Amazon Instructions

In order to download data over 5Gb in size from the DSS, you will need an Amazon Web Services account. Files >5GB must be downloaded directly from Amazon.

After your Data Access Request has been approved (and you have saved your AWS account information in your profile), it will take 24 hours for permission to download files from Amazon. Below are some instructions and guidelines for using Amazon.

AWS Account Verification

After logging into the DSS, enter your AWS Canonical ID on the My Profile page. A new file containing your pass code will be generated and can be retrieved using your AWS account. The file will be deleted and the pass code invalidated 24 hours after being generated. You can use any AWS S3 tool to download the file. We recommend the AWS Command Line Interface (AWS CLI). Detailed instructions on how to set up the AWS CLI can be found below.

S3 URLS

The DSS website provides users with file URLs for downloading files. This is an example of an AWS S3 URL:

s3://ryft-public-sample-data/passengers-ipv4.txt

The example above is a publicly accessible file held on AWS S3 in a public bucket named ryft-public-sample-data. The data in DSS is in a private bucket and requires configuring external tools in order to download data. Another requirement is having an AWS account. Several tools exist to download private S3 data, such as AWS CLI, s3cmd, or S3 Browser. Once configured with your own account information you can use it to download from AWS S3.

AWS Downloading Costs

The costs associated with downloading are dependent on whether you are downloading to another AWS resource or outside AWS. You would not be charged if you download within the same region as our S3 bucket, US-East (N. Virginia), to another US-East (N. Virginia) AWS resource. Generally, it would cost $0.09 per GB to download to resources outside of AWS. See the pricing table for specifics: S3 Data Transfer Pricing.

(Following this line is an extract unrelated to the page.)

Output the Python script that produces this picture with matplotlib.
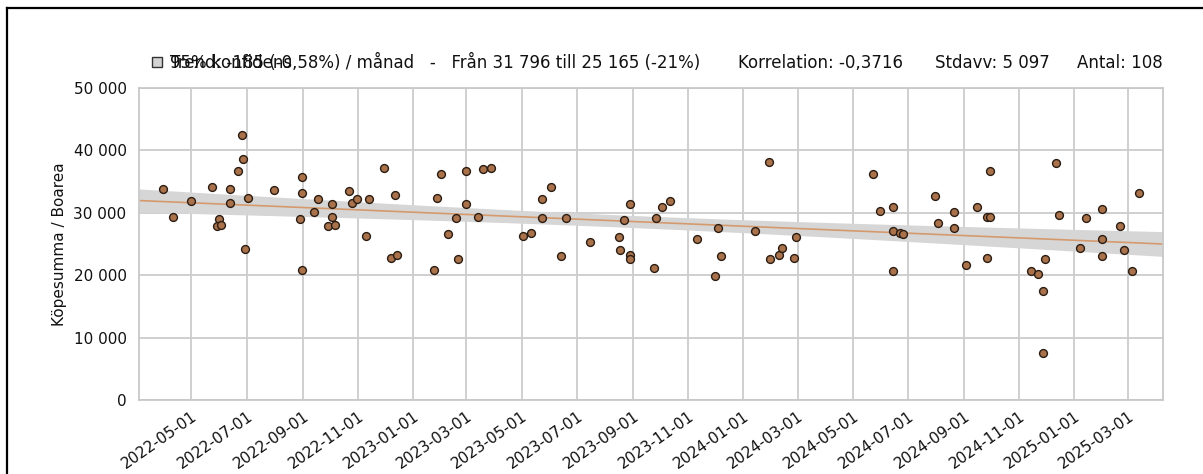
import matplotlib
matplotlib.use("Agg")
import matplotlib.pyplot as plt
import matplotlib.dates as mdates
from matplotlib.lines import Line2D
from matplotlib.patches import Rectangle
from matplotlib.ticker import FuncFormatter
import numpy as np
import pandas as pd

# ---------------- data ----------------
sale_dates = [
    "2022-03-31", "2022-04-11", "2022-05-01", "2022-05-24", "2022-05-31", "2022-05-29",
    "2022-06-03", "2022-06-13", "2022-06-13", "2022-06-22", "2022-06-26", "2022-06-27",
    "2022-06-29", "2022-07-03", "2022-07-31", "2022-08-31", "2022-08-31", "2022-08-29",
    "2022-08-31", "2022-09-13", "2022-09-18", "2022-10-03", "2022-10-03", "2022-09-29",
    "2022-10-07", "2022-10-22", "2022-10-26", "2022-10-31", "2022-11-10", "2022-11-13",
    "2022-11-30", "2022-12-12", "2022-12-08", "2022-12-14",
    "2023-02-01", "2023-01-27", "2023-01-24", "2023-02-09", "2023-02-17", "2023-02-20",
    "2023-02-28", "2023-02-28", "2023-03-14", "2023-03-19", "2023-03-28", "2023-05-02",
    "2023-05-11", "2023-05-23", "2023-06-02", "2023-05-23", "2023-06-14", "2023-06-19",
    "2023-07-16", "2023-08-17", "2023-08-18", "2023-08-22", "2023-08-29", "2023-08-29",
    "2023-08-29", "2023-09-24", "2023-09-27", "2023-10-03", "2023-10-12", "2023-11-11",
    "2023-12-04", "2023-12-07", "2023-12-01", "2024-01-14", "2024-01-29", "2024-01-30",
    "2024-02-10", "2024-02-13", "2024-02-26", "2024-02-28", "2024-05-23", "2024-05-31",
    "2024-06-14", "2024-06-15", "2024-06-22", "2024-06-26", "2024-06-15", "2024-07-31",
    "2024-08-03", "2024-08-21", "2024-08-21", "2024-09-03", "2024-09-15", "2024-09-26",
    "2024-09-30", "2024-09-30", "2024-09-26",
    "2024-12-12", "2024-12-15", "2024-11-29", "2024-11-14", "2024-11-22", "2024-11-27",
    "2024-11-27", "2025-01-14", "2025-01-07", "2025-02-01", "2025-02-01", "2025-01-31",
    "2025-02-20", "2025-02-25", "2025-03-06", "2025-03-13",
]
price_per_area = [
    33870, 29330, 31890, 34130, 29070, 27840,
    28110, 33870, 31630, 36690, 42510, 38670,
    24270, 32370, 33650, 35680, 33120, 29070,
    20800, 30130, 32160, 31360, 29390, 27840,
    28110, 33440, 31630, 32160, 26350, 32160,
    37230, 32910, 22770, 23310,
    36210, 32420, 20800, 26560, 29120, 22560,
    36690, 31360, 29390, 36960, 37170, 26350,
    26830, 32160, 34130, 29120, 23040, 29120,
    25280, 26080, 24050, 28850, 31360, 23310,
    22560, 21230, 29120, 30880, 31890, 25810,
    27630, 23040, 19950, 27090, 38190, 22560,
    23310, 24320, 22770, 26080, 36160, 30350,
    30880, 27090, 26830, 26560, 20690, 32640,
    28370, 30080, 27630, 21650, 30880, 29390,
    29390, 36690, 22770,
    37970, 29600, 22560, 20690, 20270, 17440,
    7570, 29120, 24320, 30670, 25810, 23040,
    27840, 24050, 20690, 33170,
]
trend_start = 31796
trend_end = 25165
y_ticks = [0, 10000, 20000, 30000, 40000, 50000]
legend_label = "95% konfidens"
trend_text = "Trend: -185 (-0,58%) / månad   -   Från 31 796 till 25 165 (-21%)"
corr_text = "Korrelation: -0,3716"
std_text = "Stdavv: 5 097"
count_text = "Antal: 108"
y_label = "Köpesumma / Boarea"

# ---------------- figure ----------------
plt.rcParams["font.family"] = ["DejaVu Sans"]
W, H = 1203, 474
fig = plt.figure(figsize=(W / 100, H / 100), dpi=100)
fig.patch.set_facecolor("white")
ax = fig.add_axes([139 / W, 74 / H, 1024 / W, 312 / H])

dates = pd.to_datetime(sale_dates)
xnum = mdates.date2num(dates)
vals = np.array(price_per_area, dtype=float)

x0, x1 = xnum.min(), xnum.max()
pad = 0.025 * (x1 - x0)
xl, xr = x0 - pad, x1 + pad

# trend line (from stated endpoints) and confidence band
slope = (trend_end - trend_start) / (x1 - x0)
def trend(t):
    return trend_start + slope * (t - x0)

resid = vals - trend(xnum)
n = len(vals)
s = np.sqrt(np.sum(resid ** 2) / (n - 2))
xbar = xnum.mean()
sxx = np.sum((xnum - xbar) ** 2)
tt = np.linspace(xl, xr, 300)
se = s * np.sqrt(1.0 / n + (tt - xbar) ** 2 / sxx)
ax.fill_between(tt, trend(tt) - 1.96 * se, trend(tt) + 1.96 * se,
                color="#d6d6d6", lw=0, zorder=2)
ax.plot(tt, trend(tt), color="#d49a6e", lw=1.2, zorder=2.5)

ax.scatter(xnum, vals, s=32, c="#a9724b", edgecolors="#2a1c12",
           linewidths=1.0, zorder=3)

ax.set_xlim(xl, xr)
ax.set_ylim(0, 50000)
ax.set_yticks(y_ticks)
ax.yaxis.set_major_formatter(FuncFormatter(lambda v, p: f"{int(v):,}".replace(",", " ")))
ax.xaxis.set_major_locator(mdates.MonthLocator(bymonth=[1, 3, 5, 7, 9, 11]))
ax.xaxis.set_major_formatter(mdates.DateFormatter("%Y-%m-%d"))

ax.grid(True, color="#cccccc", lw=1.3)
ax.set_axisbelow(True)
for sp in ax.spines.values():
    sp.set_color("#c8c8c8")
    sp.set_linewidth(1.3)
ax.tick_params(axis="both", length=0, labelsize=11, colors="#111111")
ax.tick_params(axis="y", pad=9)
ax.tick_params(axis="x", pad=6)
for lab in ax.get_xticklabels():
    lab.set_rotation(35)
    lab.set_ha("right")
    lab.set_rotation_mode("anchor")

ax.set_ylabel(y_label, fontsize=11, color="#111111")
ax.yaxis.set_label_coords((67 - 139) / 1024, 0.5)

# header texts
ty = 1 - 63 / H
hfs = 12
fig.add_artist(Rectangle((152 / W, 1 - 67 / H), 10 / W, 10 / H, transform=fig.transFigure,
                         facecolor="#d3d3d3", edgecolor="#333333", lw=1))
fig.text(170 / W, ty, legend_label, fontsize=hfs, va="center", ha="left", color="#111111")
fig.text(170 / W, ty, trend_text, fontsize=hfs, va="center", ha="left", color="#111111")
fig.text(738 / W, ty, corr_text, fontsize=hfs, va="center", ha="left", color="#111111")
fig.text(935 / W, ty, std_text, fontsize=hfs, va="center", ha="left", color="#111111")
fig.text(1163 / W, ty, count_text, fontsize=hfs, va="center", ha="right", color="#111111")

# outer black frame (left and top edges visible)
fig.add_artist(Line2D([7 / W, 7 / W], [0, 1 - 8 / H], transform=fig.transFigure,
                      color="black", lw=1.6))
fig.add_artist(Line2D([7 / W, 1], [1 - 8 / H, 1 - 8 / H], transform=fig.transFigure,
                      color="black", lw=1.6))

fig.savefig("out.png", dpi=100)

If you plan to download the data locally, an affordable transfer option is an Amazon Snowball (more details below). The device costs $250 to transfer 80TB of data. See the pricing information for specifics: Amazon Snowball Pricing.

For CRAMs and gVCFs, the requesting institution will incur the cost of downloading the data. These files can be downloaded using the Amazon Requester Pays option. Downloading genotype, phenotype, and miscellaneous files are free to the requesting institution.

Whether a file is free or not can be determined by the beginning of its S3 path:

Free files: S3 path begins with wanglab-dss-tier0
Requester pays files: S3 path begins with wanglab-dss-share

AWS Command Line Interface

Amazon provides a command-line tool called AWS CLI, see details at aws.amazon.com/cli/. It must be configured with your account information by typing aws configure, see aws configure. Once properly setup, you can download from S3. In order to download from the DSS private bucket, you must have an approved DAR with download files in your cart within the portal. Please follow the site’s instructions on how to add files to your cart. The cart will provide you a list of S3 URLs for specific files.

CRAMs and gVCFs:

Downloading a CRAM or gVCF file will require a special flag in the aws command line called requester pays. The requesting institution will incur the cost of downloading the data. Its use is shown in the example below. Use a real path/file name in place of <example.file>.

To copy (download) file:

CODE

aws s3 cp --request-payer requester s3://wanglab-dss-share/<example.file> <example.file>

Genotypes, Phenotypes, and Miscellaneous Files:

Downloading genotype, phenotype, and miscellaneous files are free to the requesting institution. For downloading any type of data other than a CRAM or gVCF, use the command line below:

To copy (download) file:

CODE

aws s3 cp s3://wanglab-dss-tier0/<example.file> <example.file>

Full Dataset Transfer Using External Device

If you plan to download 100s of terabytes to a local device, we recommend using AWS Snowball. AWS Snowball allows you to export data stored in S3 to a physical device shipped to your address, where you can then copy the files to a local device. In order to use this service, you will need to have an S3 bucket set up under your own account. We will create a bucket with your requested data and give permission to you with your AWS canonical user ID where you can then order a snowball using your own AWS account. Reach out to us at help@niagads.org for assistance.

Advanced Processing Option

Certain tools can make use of S3 URLs to read data without having to download the file. Our CRAM files can be read by S3-aware alignment reader such as samtools.

This allows users to download either a portion or all data from a file without having to save the entire file to a local drive. Although file access may be slower, there is cost savings.